# Ethan Winer: A Cello Rondo



## Sonnie (Apr 11, 2006)

As some of you may know, Wayne Pflughaupt and his family drove over from Houston to visit with us for a few days. We have absolutely wore out the HT room. Today, Wayne pulls out this short feature DVD by our very own Ethan Winer... I was like :yikes: What in the world? Anyway, I'm sure many of you already know about it, but for those who don't, it is very neat how Ethan recorded this. 

Although very short, I really enjoyed it... nice work Ethan... :T

Here are a few clips:
























































Much more info about the DVD/recording can be found at Ethan's site.


----------



## Wayne A. Pflughaupt (Apr 13, 2006)

I’ve been wondering what you did with those screen shots, Sonnie!

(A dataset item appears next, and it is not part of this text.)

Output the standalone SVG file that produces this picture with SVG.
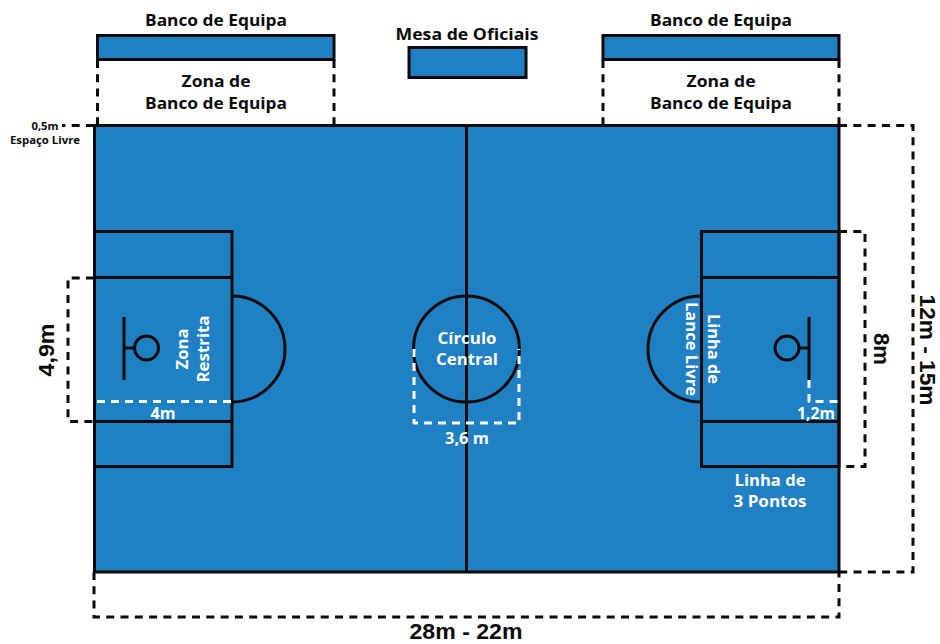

To elaborate a little, Ethan composed the song, arranged it, and played all the parts on the cello – including “percussion.” It’s amazing all the unusual sounds he manages to wring from a cello! 

In addition, he did all the video work, from camera to post-production, and authored the DVD in 5.1. I don’t think the guy will ever be hurting for work! Shoot, I’d think I was something special if I could do even one of those things! Kinda makes ya sick how some people managed to get more than their fair share, don’t it? 

Regards,
Wayne


----------